DATA PROVIDED -
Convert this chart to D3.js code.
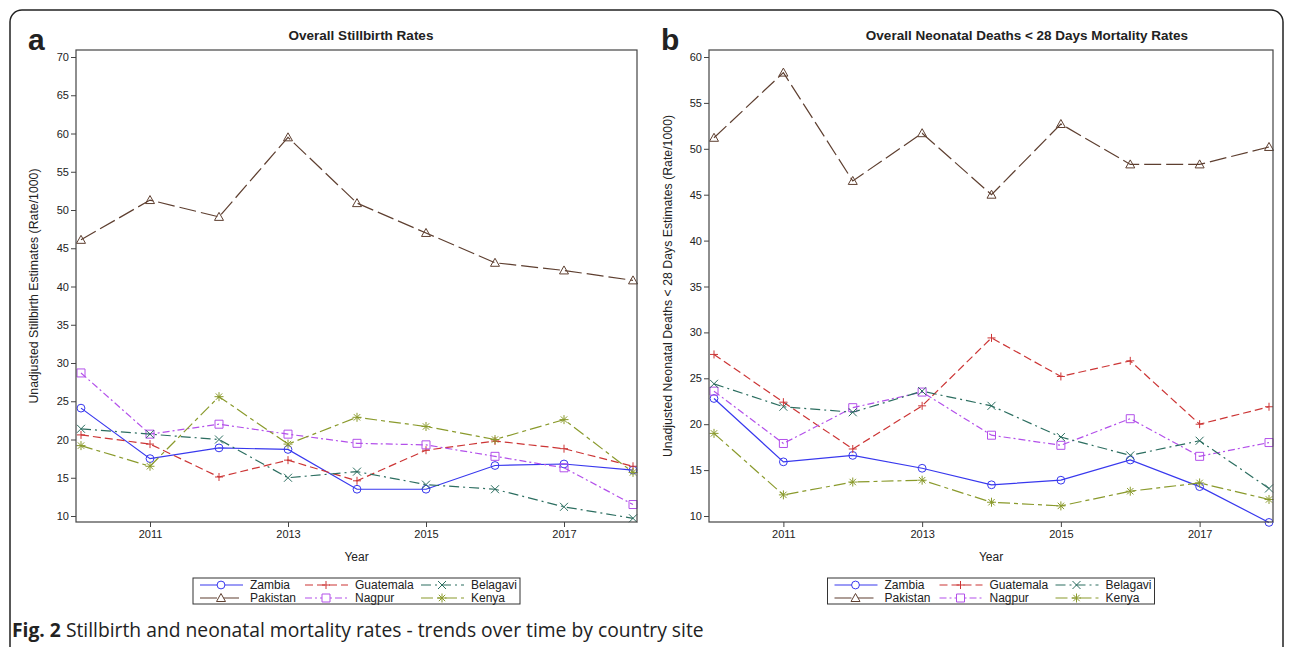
<!DOCTYPE html>
<html>
<head>
<meta charset="utf-8">
<script src="https://cdn.jsdelivr.net/npm/d3@7"></script>
<style>
    body { margin: 0; background: #fff; }
    svg text { font-family: "Liberation Sans", Arial, sans-serif; fill: #222; }
</style>
</head>
<body>
<div class="chart"></div>
<script>

// data
// data

var years = [2010, 2011, 2012, 2013, 2014, 2015, 2016, 2017, 2018];
var xTickYears = [2011, 2013, 2015, 2017];
var sites = ["Zambia", "Pakistan", "Guatemala", "Nagpur", "Belagavi", "Kenya"];

// panel a: stillbirth rate / 1000
var stillZambia    = [24.1, 17.5, 18.9, 18.7, 13.5, 13.5, 16.6, 16.8, 16.0];
var stillPakistan  = [46.1, 51.3, 49.1, 59.5, 50.9, 47.0, 43.1, 42.1, 40.8];
var stillGuatemala = [20.6, 19.4, 15.1, 17.3, 14.6, 18.6, 19.8, 18.8, 16.5];
var stillNagpur    = [28.7, 20.7, 22.0, 20.7, 19.5, 19.3, 17.8, 16.3, 11.5];
var stillBelagavi  = [21.4, 20.7, 20.0, 15.0, 15.8, 14.1, 13.5, 11.2, 9.7];
var stillKenya     = [19.2, 16.5, 25.6, 19.4, 22.9, 21.7, 20.0, 22.6, 15.7];

// panel b: neonatal deaths < 28 days rate / 1000
var neoZambia    = [22.8, 15.9, 16.6, 15.2, 13.4, 13.9, 16.1, 13.2, 9.3];
var neoPakistan  = [51.2, 58.3, 46.5, 51.7, 45.0, 52.7, 48.3, 48.3, 50.2];
var neoGuatemala = [27.6, 22.4, 17.3, 22.0, 29.4, 25.2, 26.9, 20.0, 21.9];
var neoNagpur    = [23.6, 17.9, 21.8, 23.5, 18.8, 17.7, 20.6, 16.5, 18.0];
var neoBelagavi  = [24.4, 21.9, 21.3, 23.6, 22.0, 18.6, 16.6, 18.2, 13.0];
var neoKenya     = [19.0, 12.3, 13.7, 13.9, 11.5, 11.1, 12.7, 13.6, 11.8];

var stillTicks = [10, 15, 20, 25, 30, 35, 40, 45, 50, 55, 60, 65, 70];
var neoTicks   = [10, 15, 20, 25, 30, 35, 40, 45, 50, 55, 60];

var siteStyle = {
    Zambia:    { color: "#3838ee", dash: null,         marker: "circle" },
    Pakistan:  { color: "#5e3f30", dash: "17,5",       marker: "triangle" },
    Guatemala: { color: "#cc3535", dash: "8,4",        marker: "plus" },
    Nagpur:    { color: "#b350ea", dash: "7,3,2,3",    marker: "square" },
    Belagavi:  { color: "#2c6e60", dash: "10,4,2,4",   marker: "x" },
    Kenya:     { color: "#8a9a2c", dash: "12,4,4,4",   marker: "star" }
};

var legendOrder = ["Zambia", "Guatemala", "Belagavi", "Pakistan", "Nagpur", "Kenya"];

function markerPath(kind)
{
    var s = 4;
    if(kind == "circle") return d3.symbol().type(d3.symbolCircle).size(48)();
    if(kind == "triangle") return "M0,-4.5L4.5,3.5L-4.5,3.5Z";
    if(kind == "square") return "M-4,-4H4V4H-4Z";
    if(kind == "plus") return "M-" + s + ",0H" + s + "M0,-" + s + "V" + s;
    if(kind == "x") return "M-4,-4L4,4M-4,4L4,-4";
    // asterisk
    return "M-4.5,0H4.5M0,-4.5V4.5M-3.2,-3.2L3.2,3.2M-3.2,3.2L3.2,-3.2";
}

var svg = d3.select(".chart").append("svg")
    .attr("width", 1290)
    .attr("height", 647);

// outer figure frame
svg.append("rect")
    .attr("x", 10).attr("y", 10)
    .attr("width", 1273).attr("height", 660)
    .attr("rx", 12)
    .attr("fill", "none")
    .attr("stroke", "#222")
    .attr("stroke-width", 1.5);

function drawPanel(p)
{
    var x = d3.scaleLinear().domain([2010, 2018]).range([p.x0 + 5, p.x1 - 4]);
    var y = d3.scaleLinear().domain([10, p.yMax]).range([516, 57]);

    var g = svg.append("g");

    g.append("text")
        .attr("x", p.labelX).attr("y", 50)
        .style("font-size", "30px").style("font-weight", "bold")
        .text(p.letter);

    g.append("text")
        .attr("x", p.titleX).attr("y", 40)
        .attr("text-anchor", "middle")
        .style("font-size", "13.5px").style("font-weight", "bold")
        .text(p.title);

    var yAxis = g.append("g")
        .attr("transform", "translate(" + p.x0 + ",0)")
        .call(d3.axisLeft(y).tickValues(p.ticks).tickSize(5).tickPadding(2));

    var xAxis = g.append("g")
        .attr("transform", "translate(0,522)")
        .call(d3.axisBottom(x).tickValues(xTickYears).tickFormat(d3.format("d")).tickSize(5).tickPadding(3));

    [yAxis, xAxis].forEach(function(a) {
        a.select(".domain").remove();
        a.selectAll("line").attr("stroke", "#444");
        a.selectAll("text").style("font-size", "11px").attr("fill", "#222")
            .style("font-family", "'Liberation Sans', Arial, sans-serif");
    });

    g.append("text")
        .attr("transform", "translate(" + p.yLabelX + ",286) rotate(-90)")
        .attr("text-anchor", "middle")
        .style("font-size", "12.3px")
        .text(p.yLabel);

    g.append("text")
        .attr("x", (p.x0 + p.x1) / 2).attr("y", 561)
        .attr("text-anchor", "middle")
        .style("font-size", "12px")
        .text("Year");

    var line = d3.line()
        .x(function(d) { return x(d.year); })
        .y(function(d) { return y(d.value); });

    sites.forEach(function(site) {
        var st = siteStyle[site];
        var pts = years.map(function(yr, i) { return { year: yr, value: p.values[site][i] }; });

        g.append("path")
            .datum(pts)
            .attr("d", line)
            .attr("fill", "none")
            .attr("stroke", st.color)
            .attr("stroke-width", 1.2)
            .attr("stroke-dasharray", st.dash);

        g.selectAll(".m-" + site)
            .data(pts)
            .enter().append("path")
            .attr("transform", function(d) { return "translate(" + x(d.year) + "," + y(d.value) + ")"; })
            .attr("d", markerPath(st.marker))
            .attr("fill", "none")
            .attr("stroke", st.color)
            .attr("stroke-width", 1);
    });

    g.append("rect")
        .attr("x", p.x0).attr("y", 50)
        .attr("width", p.x1 - p.x0).attr("height", 472)
        .attr("fill", "none")
        .attr("stroke", "#444")
        .attr("stroke-width", 1.2);

    // legend
    var lw = 327, lx = (p.x0 + p.x1) / 2 - lw / 2;
    var leg = g.append("g").attr("transform", "translate(" + lx + ",578)");
    leg.append("rect")
        .attr("width", lw).attr("height", 26)
        .attr("fill", "none")
        .attr("stroke", "#333")
        .attr("stroke-width", 1);

    var colX = [7, 112, 228];
    legendOrder.forEach(function(site, i) {
        var st = siteStyle[site];
        var cx = colX[i % 3], cy = i < 3 ? 7 : 20;
        leg.append("line")
            .attr("x1", cx).attr("x2", cx + 43)
            .attr("y1", cy).attr("y2", cy)
            .attr("stroke", st.color)
            .attr("stroke-width", 1.2)
            .attr("stroke-dasharray", st.dash);
        leg.append("path")
            .attr("transform", "translate(" + (cx + 21) + "," + cy + ")")
            .attr("d", markerPath(st.marker))
            .attr("fill", "#fff")
            .attr("stroke", st.color);
        leg.append("text")
            .attr("x", cx + 50).attr("y", cy + 4)
            .style("font-size", "12px")
            .text(site);
    });
}

drawPanel({
    letter: "a", labelX: 28, x0: 76, x1: 637, yMax: 70, ticks: stillTicks, yLabelX: 38, titleX: 361,
    title: "Overall Stillbirth Rates",
    yLabel: "Unadjusted Stillbirth Estimates (Rate/1000)",
    values: { Zambia: stillZambia, Pakistan: stillPakistan, Guatemala: stillGuatemala,
              Nagpur: stillNagpur, Belagavi: stillBelagavi, Kenya: stillKenya }
});

drawPanel({
    letter: "b", labelX: 661, x0: 709, x1: 1273, yMax: 60, ticks: neoTicks, yLabelX: 672, titleX: 1027,
    title: "Overall Neonatal Deaths < 28 Days Mortality Rates",
    yLabel: "Unadjusted Neonatal Deaths < 28 Days Estimates (Rate/1000)",
    values: { Zambia: neoZambia, Pakistan: neoPakistan, Guatemala: neoGuatemala,
              Nagpur: neoNagpur, Belagavi: neoBelagavi, Kenya: neoKenya }
});

// caption
var cap = svg.append("text")
    .attr("x", 12).attr("y", 637)
    .style("font-family", "'Open Sans', 'Noto Sans', sans-serif")
    .style("font-size", "19.3px")
    .attr("fill", "#333");
cap.append("tspan").style("font-weight", "bold").text("Fig. 2");
cap.append("tspan").text(" Stillbirth and neonatal mortality rates - trends over time by country site");

</script>
</body>
</html>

TASK BRIEF -
Write out nothing but the lines from the start of the data through the line with "20.0, 22.6, 15.7];". Leave out the pictures.

RESPONSE BELOW -
Convert this chart to D3.js code.
<!DOCTYPE html>
<html>
<head>
<meta charset="utf-8">
<script src="https://cdn.jsdelivr.net/npm/d3@7"></script>
<style>
    body { margin: 0; background: #fff; }
    svg text { font-family: "Liberation Sans", Arial, sans-serif; fill: #222; }
</style>
</head>
<body>
<div class="chart"></div>
<script>

// data
// data

var years = [2010, 2011, 2012, 2013, 2014, 2015, 2016, 2017, 2018];
var xTickYears = [2011, 2013, 2015, 2017];
var sites = ["Zambia", "Pakistan", "Guatemala", "Nagpur", "Belagavi", "Kenya"];

// panel a: stillbirth rate / 1000
var stillZambia    = [24.1, 17.5, 18.9, 18.7, 13.5, 13.5, 16.6, 16.8, 16.0];
var stillPakistan  = [46.1, 51.3, 49.1, 59.5, 50.9, 47.0, 43.1, 42.1, 40.8];
var stillGuatemala = [20.6, 19.4, 15.1, 17.3, 14.6, 18.6, 19.8, 18.8, 16.5];
var stillNagpur    = [28.7, 20.7, 22.0, 20.7, 19.5, 19.3, 17.8, 16.3, 11.5];
var stillBelagavi  = [21.4, 20.7, 20.0, 15.0, 15.8, 14.1, 13.5, 11.2, 9.7];
var stillKenya     = [19.2, 16.5, 25.6, 19.4, 22.9, 21.7, 20.0, 22.6, 15.7];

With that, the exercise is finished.